[Data extracted from a collection]
──────────────────────────────

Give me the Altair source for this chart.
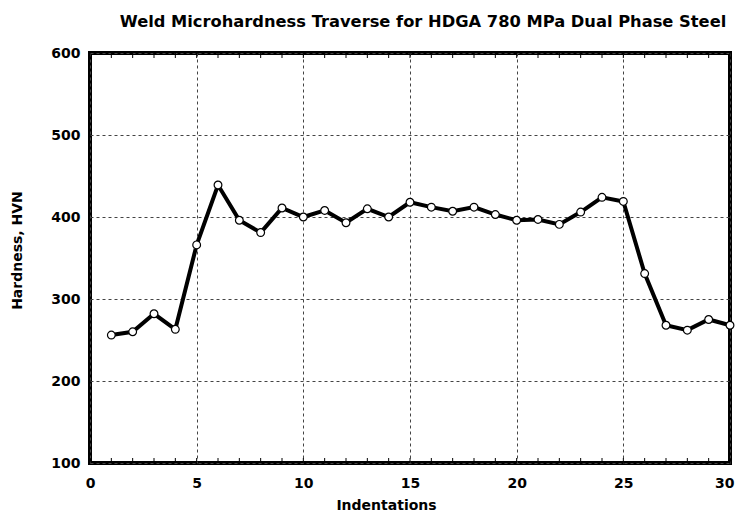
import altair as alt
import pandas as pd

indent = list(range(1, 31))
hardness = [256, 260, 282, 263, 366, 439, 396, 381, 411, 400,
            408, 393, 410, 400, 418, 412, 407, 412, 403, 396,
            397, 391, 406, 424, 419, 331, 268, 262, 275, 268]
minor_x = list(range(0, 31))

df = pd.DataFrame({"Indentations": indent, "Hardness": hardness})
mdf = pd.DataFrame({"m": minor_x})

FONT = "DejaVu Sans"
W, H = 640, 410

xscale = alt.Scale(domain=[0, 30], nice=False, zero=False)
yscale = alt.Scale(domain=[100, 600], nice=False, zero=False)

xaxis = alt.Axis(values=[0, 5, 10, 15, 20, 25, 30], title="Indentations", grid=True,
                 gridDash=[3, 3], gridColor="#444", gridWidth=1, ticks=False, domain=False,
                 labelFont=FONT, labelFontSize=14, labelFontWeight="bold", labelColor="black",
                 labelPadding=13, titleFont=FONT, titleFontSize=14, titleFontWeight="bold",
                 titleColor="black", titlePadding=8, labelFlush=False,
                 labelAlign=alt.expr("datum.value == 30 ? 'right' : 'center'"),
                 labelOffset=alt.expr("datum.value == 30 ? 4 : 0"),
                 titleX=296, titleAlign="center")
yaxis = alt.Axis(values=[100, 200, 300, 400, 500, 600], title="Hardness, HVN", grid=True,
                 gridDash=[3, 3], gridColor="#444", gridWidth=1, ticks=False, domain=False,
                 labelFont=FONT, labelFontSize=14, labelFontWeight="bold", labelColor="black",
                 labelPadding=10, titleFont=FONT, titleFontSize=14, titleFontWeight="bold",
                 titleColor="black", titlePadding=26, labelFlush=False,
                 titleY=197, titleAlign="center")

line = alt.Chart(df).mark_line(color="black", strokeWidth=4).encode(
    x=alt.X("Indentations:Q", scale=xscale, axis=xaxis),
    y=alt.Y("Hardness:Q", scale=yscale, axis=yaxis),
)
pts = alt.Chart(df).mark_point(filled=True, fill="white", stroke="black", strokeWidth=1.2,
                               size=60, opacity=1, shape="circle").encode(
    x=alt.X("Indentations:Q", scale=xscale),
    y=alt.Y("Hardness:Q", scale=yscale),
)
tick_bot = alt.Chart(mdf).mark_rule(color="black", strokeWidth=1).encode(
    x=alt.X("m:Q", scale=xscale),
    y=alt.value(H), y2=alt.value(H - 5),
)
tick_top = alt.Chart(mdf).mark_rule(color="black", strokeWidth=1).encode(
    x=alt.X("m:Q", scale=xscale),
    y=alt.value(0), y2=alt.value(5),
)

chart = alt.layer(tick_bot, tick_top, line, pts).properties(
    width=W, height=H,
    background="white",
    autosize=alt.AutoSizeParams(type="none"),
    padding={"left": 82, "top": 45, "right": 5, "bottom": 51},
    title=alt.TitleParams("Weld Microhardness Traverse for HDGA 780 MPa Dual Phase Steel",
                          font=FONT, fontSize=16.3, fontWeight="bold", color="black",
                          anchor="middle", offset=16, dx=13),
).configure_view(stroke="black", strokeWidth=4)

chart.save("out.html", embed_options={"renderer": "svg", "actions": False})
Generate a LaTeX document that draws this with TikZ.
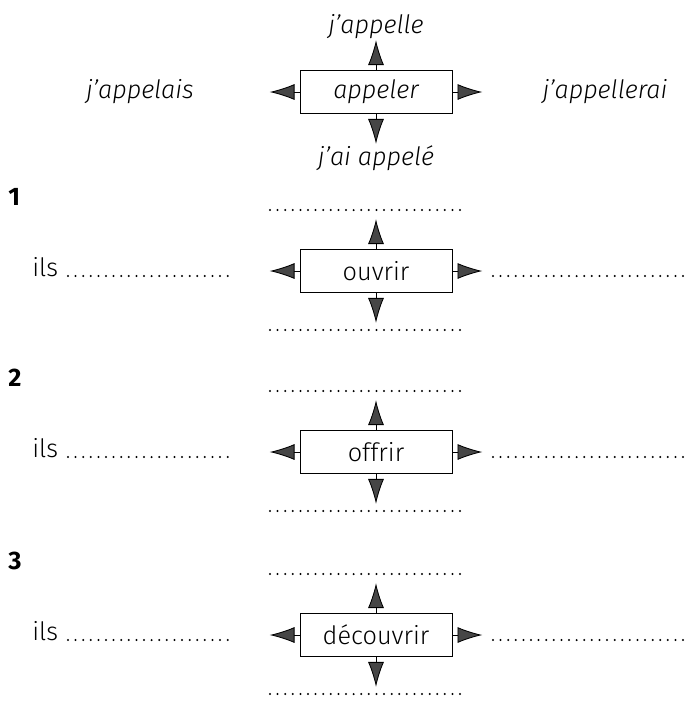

──────────────────────────────

▶ [Stated task]:
Give again, exactly, the lines from the start of the data through the one holding "yscale = alt.Scale(domain=[100, 600], nice=False, zero=False)"; omit the pictures.

▶ [Worked solution]:
Give me the Altair source for this chart.
import altair as alt
import pandas as pd

indent = list(range(1, 31))
hardness = [256, 260, 282, 263, 366, 439, 396, 381, 411, 400,
            408, 393, 410, 400, 418, 412, 407, 412, 403, 396,
            397, 391, 406, 424, 419, 331, 268, 262, 275, 268]
minor_x = list(range(0, 31))

df = pd.DataFrame({"Indentations": indent, "Hardness": hardness})
mdf = pd.DataFrame({"m": minor_x})

FONT = "DejaVu Sans"
W, H = 640, 410

xscale = alt.Scale(domain=[0, 30], nice=False, zero=False)
yscale = alt.Scale(domain=[100, 600], nice=False, zero=False)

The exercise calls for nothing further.